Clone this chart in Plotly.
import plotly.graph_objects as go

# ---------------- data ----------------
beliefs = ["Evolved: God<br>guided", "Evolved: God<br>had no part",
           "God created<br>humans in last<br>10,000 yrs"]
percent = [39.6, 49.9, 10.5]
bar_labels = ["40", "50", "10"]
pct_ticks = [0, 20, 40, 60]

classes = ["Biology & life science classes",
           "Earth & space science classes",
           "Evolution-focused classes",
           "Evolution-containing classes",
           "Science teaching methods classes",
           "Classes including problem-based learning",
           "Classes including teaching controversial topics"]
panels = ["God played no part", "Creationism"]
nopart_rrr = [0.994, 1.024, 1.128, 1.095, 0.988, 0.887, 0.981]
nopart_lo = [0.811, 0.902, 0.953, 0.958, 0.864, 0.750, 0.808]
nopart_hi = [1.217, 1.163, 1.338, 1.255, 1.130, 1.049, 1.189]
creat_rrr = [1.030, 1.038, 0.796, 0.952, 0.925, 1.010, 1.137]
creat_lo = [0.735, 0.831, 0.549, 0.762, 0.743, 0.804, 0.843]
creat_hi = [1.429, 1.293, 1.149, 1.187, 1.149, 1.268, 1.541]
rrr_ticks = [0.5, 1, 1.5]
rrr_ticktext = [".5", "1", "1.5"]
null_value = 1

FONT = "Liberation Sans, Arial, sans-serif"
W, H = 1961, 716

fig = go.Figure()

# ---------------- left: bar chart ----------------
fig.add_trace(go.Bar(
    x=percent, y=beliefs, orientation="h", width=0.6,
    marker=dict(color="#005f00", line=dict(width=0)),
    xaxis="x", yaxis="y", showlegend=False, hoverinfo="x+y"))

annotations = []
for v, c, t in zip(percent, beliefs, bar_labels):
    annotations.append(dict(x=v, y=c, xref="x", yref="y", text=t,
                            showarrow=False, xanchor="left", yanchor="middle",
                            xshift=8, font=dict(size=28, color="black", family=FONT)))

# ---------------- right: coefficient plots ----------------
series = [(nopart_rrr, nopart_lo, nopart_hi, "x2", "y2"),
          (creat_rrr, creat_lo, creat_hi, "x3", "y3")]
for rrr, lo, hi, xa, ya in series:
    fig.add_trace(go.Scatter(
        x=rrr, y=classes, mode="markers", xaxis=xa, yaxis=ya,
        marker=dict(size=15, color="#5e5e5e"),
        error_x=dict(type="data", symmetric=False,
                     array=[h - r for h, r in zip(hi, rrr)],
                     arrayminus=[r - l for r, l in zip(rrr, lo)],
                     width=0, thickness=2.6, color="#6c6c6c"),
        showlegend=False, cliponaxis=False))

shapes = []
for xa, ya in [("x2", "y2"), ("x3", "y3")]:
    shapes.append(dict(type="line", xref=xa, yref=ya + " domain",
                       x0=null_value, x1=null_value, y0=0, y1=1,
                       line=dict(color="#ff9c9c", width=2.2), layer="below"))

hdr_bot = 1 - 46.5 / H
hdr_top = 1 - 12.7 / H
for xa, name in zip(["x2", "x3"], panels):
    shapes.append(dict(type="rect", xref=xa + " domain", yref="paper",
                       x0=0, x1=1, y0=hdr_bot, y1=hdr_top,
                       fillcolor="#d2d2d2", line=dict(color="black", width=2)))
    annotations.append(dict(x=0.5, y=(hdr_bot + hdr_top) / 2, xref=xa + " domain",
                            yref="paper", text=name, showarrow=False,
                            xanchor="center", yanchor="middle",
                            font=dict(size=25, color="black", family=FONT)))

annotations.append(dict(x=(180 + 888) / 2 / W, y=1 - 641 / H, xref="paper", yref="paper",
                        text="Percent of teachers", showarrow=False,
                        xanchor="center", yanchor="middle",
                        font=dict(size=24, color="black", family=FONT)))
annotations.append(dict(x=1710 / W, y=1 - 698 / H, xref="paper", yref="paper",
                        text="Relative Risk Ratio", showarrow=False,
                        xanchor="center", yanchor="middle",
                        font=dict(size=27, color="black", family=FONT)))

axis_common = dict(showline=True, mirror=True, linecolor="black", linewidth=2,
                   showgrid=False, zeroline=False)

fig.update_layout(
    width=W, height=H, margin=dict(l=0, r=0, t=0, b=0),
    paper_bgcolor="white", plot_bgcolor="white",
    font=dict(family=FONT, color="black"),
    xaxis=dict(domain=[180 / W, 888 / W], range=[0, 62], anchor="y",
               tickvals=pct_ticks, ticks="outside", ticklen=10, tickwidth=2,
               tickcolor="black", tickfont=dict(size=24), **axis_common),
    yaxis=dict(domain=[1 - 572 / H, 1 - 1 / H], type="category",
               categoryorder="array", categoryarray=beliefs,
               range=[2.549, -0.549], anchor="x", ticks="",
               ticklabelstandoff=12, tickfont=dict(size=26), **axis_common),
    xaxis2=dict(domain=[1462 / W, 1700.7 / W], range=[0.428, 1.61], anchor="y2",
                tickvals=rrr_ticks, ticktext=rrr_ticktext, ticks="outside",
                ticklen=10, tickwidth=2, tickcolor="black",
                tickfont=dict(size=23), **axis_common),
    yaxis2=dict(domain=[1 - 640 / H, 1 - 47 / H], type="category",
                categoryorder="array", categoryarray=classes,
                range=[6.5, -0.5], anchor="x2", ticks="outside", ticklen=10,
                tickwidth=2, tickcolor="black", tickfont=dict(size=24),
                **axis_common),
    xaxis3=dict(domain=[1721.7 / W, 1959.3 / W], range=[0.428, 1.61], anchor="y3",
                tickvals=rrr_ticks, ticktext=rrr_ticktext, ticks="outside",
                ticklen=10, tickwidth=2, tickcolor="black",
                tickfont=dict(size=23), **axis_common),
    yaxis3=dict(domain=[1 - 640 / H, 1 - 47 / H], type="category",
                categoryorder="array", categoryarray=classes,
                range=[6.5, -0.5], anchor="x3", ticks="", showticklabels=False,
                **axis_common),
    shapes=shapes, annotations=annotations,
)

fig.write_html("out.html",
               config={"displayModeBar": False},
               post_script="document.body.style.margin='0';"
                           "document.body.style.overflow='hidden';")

━━━━━━━━━━━━━━━━━━━━━━━━━━━━━━

> _AIM OF THE TASK_: Exactly repeat the lines running from the top of the listing to the line bearing "pct_ticks = [0, 20, 40, 60]", both of those lines included, and only them.

> _SOLUTION TO THIS EXERCISE_:
Clone this chart in Plotly.
import plotly.graph_objects as go

# ---------------- data ----------------
beliefs = ["Evolved: God<br>guided", "Evolved: God<br>had no part",
           "God created<br>humans in last<br>10,000 yrs"]
percent = [39.6, 49.9, 10.5]
bar_labels = ["40", "50", "10"]
pct_ticks = [0, 20, 40, 60]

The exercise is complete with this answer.